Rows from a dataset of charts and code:
-- -- --

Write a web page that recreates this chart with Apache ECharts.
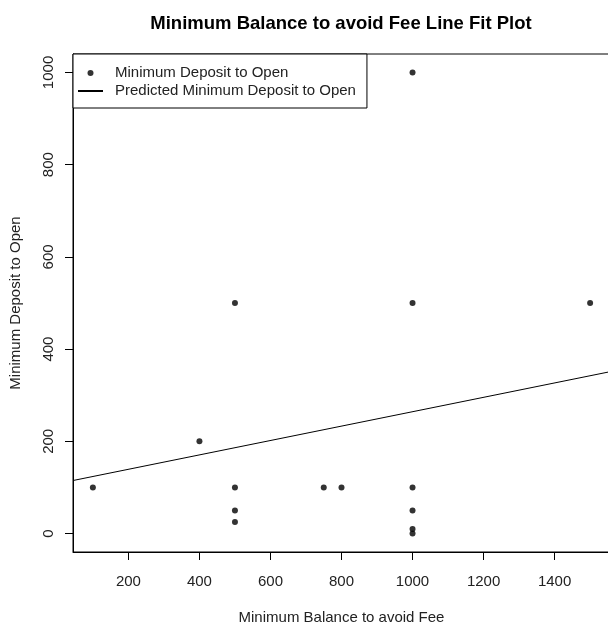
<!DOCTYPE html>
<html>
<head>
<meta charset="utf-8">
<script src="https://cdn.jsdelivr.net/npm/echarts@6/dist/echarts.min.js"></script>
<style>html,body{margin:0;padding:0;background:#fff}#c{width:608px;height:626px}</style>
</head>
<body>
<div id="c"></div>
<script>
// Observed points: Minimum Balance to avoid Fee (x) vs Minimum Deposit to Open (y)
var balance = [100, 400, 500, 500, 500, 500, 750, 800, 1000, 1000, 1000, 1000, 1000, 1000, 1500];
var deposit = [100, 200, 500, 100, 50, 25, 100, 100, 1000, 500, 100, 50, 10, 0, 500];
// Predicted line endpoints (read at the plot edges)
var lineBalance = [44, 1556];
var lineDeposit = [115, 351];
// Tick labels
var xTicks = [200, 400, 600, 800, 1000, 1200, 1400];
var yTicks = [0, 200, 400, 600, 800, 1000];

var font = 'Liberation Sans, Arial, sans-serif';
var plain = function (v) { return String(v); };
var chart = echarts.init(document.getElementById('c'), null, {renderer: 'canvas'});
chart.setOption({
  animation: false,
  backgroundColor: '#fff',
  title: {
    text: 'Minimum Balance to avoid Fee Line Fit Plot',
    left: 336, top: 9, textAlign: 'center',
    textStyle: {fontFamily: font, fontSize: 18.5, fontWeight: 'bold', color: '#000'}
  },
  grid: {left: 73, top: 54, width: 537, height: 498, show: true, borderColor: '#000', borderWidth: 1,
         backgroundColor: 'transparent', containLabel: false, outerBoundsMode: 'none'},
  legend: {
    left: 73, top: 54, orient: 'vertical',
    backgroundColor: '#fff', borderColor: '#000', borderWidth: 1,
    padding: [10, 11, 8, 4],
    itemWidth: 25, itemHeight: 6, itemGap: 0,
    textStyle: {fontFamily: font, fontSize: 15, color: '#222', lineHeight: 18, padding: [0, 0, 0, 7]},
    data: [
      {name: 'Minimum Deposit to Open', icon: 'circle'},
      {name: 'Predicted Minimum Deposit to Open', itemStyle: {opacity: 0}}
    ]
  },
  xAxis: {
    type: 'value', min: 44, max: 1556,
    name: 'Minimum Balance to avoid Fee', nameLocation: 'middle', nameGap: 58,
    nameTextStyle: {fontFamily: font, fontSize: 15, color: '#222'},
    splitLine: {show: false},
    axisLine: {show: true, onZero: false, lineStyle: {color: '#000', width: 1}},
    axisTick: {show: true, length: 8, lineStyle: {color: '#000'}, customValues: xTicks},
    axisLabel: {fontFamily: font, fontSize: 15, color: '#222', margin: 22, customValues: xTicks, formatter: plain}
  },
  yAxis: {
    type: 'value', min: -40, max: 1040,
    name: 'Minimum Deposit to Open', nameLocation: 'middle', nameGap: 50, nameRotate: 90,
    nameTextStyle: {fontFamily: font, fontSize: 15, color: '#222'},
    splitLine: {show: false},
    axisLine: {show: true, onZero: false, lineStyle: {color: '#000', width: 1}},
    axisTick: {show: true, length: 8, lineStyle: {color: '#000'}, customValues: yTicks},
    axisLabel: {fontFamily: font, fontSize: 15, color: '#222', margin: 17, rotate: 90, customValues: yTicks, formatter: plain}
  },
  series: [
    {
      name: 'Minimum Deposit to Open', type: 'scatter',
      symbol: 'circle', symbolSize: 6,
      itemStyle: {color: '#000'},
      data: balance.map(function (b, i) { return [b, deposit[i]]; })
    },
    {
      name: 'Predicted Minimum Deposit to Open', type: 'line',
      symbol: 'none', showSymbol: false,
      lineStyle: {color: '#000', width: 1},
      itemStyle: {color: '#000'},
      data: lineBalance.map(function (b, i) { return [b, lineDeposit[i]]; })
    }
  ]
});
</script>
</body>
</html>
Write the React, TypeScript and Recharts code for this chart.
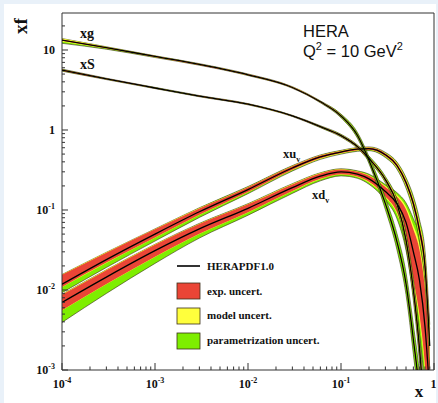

-- -- --

**Exercise goal**. Produce an exact copy of each line of data, skipping embedded images.

**Solution for this task**.
Write a web page that recreates this chart with Apache ECharts.
<!DOCTYPE html>
<html>
<head>
<meta charset="utf-8">
<script src="https://cdn.jsdelivr.net/npm/echarts@6/dist/echarts.min.js"></script>
<style>html,body{margin:0;padding:0;background:#fff}#c{width:608px;height:626px}</style>
</head>
<body>
<div id="c"></div>
<script>
// Observed points: Minimum Balance to avoid Fee (x) vs Minimum Deposit to Open (y)
var balance = [100, 400, 500, 500, 500, 500, 750, 800, 1000, 1000, 1000, 1000, 1000, 1000, 1500];
var deposit = [100, 200, 500, 100, 50, 25, 100, 100, 1000, 500, 100, 50, 10, 0, 500];
// Predicted line endpoints (read at the plot edges)
var lineBalance = [44, 1556];
var lineDeposit = [115, 351];
// Tick labels
var xTicks = [200, 400, 600, 800, 1000, 1200, 1400];
var yTicks = [0, 200, 400, 600, 800, 1000];

var font = 'Liberation Sans, Arial, sans-serif';
var plain = function (v) { return String(v); };
var chart = echarts.init(document.getElementById('c'), null, {renderer: 'canvas'});
chart.setOption({
  animation: false,
  backgroundColor: '#fff',
  title: {
    text: 'Minimum Balance to avoid Fee Line Fit Plot',
    left: 336, top: 9, textAlign: 'center',
    textStyle: {fontFamily: font, fontSize: 18.5, fontWeight: 'bold', color: '#000'}
  },
  grid: {left: 73, top: 54, width: 537, height: 498, show: true, borderColor: '#000', borderWidth: 1,
         backgroundColor: 'transparent', containLabel: false, outerBoundsMode: 'none'},
  legend: {
    left: 73, top: 54, orient: 'vertical',
    backgroundColor: '#fff', borderColor: '#000', borderWidth: 1,
    padding: [10, 11, 8, 4],
    itemWidth: 25, itemHeight: 6, itemGap: 0,
    textStyle: {fontFamily: font, fontSize: 15, color: '#222', lineHeight: 18, padding: [0, 0, 0, 7]},
    data: [
      {name: 'Minimum Deposit to Open', icon: 'circle'},
      {name: 'Predicted Minimum Deposit to Open', itemStyle: {opacity: 0}}
    ]
  },
  xAxis: {
    type: 'value', min: 44, max: 1556,
    name: 'Minimum Balance to avoid Fee', nameLocation: 'middle', nameGap: 58,
    nameTextStyle: {fontFamily: font, fontSize: 15, color: '#222'},
    splitLine: {show: false},
    axisLine: {show: true, onZero: false, lineStyle: {color: '#000', width: 1}},
    axisTick: {show: true, length: 8, lineStyle: {color: '#000'}, customValues: xTicks},
    axisLabel: {fontFamily: font, fontSize: 15, color: '#222', margin: 22, customValues: xTicks, formatter: plain}
  },
  yAxis: {
    type: 'value', min: -40, max: 1040,
    name: 'Minimum Deposit to Open', nameLocation: 'middle', nameGap: 50, nameRotate: 90,
    nameTextStyle: {fontFamily: font, fontSize: 15, color: '#222'},
    splitLine: {show: false},
    axisLine: {show: true, onZero: false, lineStyle: {color: '#000', width: 1}},
    axisTick: {show: true, length: 8, lineStyle: {color: '#000'}, customValues: yTicks},
    axisLabel: {fontFamily: font, fontSize: 15, color: '#222', margin: 17, rotate: 90, customValues: yTicks, formatter: plain}
  },
  series: [
    {
      name: 'Minimum Deposit to Open', type: 'scatter',
      symbol: 'circle', symbolSize: 6,
      itemStyle: {color: '#000'},
      data: balance.map(function (b, i) { return [b, deposit[i]]; })
    },
    {
      name: 'Predicted Minimum Deposit to Open', type: 'line',
      symbol: 'none', showSymbol: false,
      lineStyle: {color: '#000', width: 1},
      itemStyle: {color: '#000'},
      data: lineBalance.map(function (b, i) { return [b, lineDeposit[i]]; })
    }
  ]
});
</script>
</body>
</html>
Write the React, TypeScript and Recharts code for this chart.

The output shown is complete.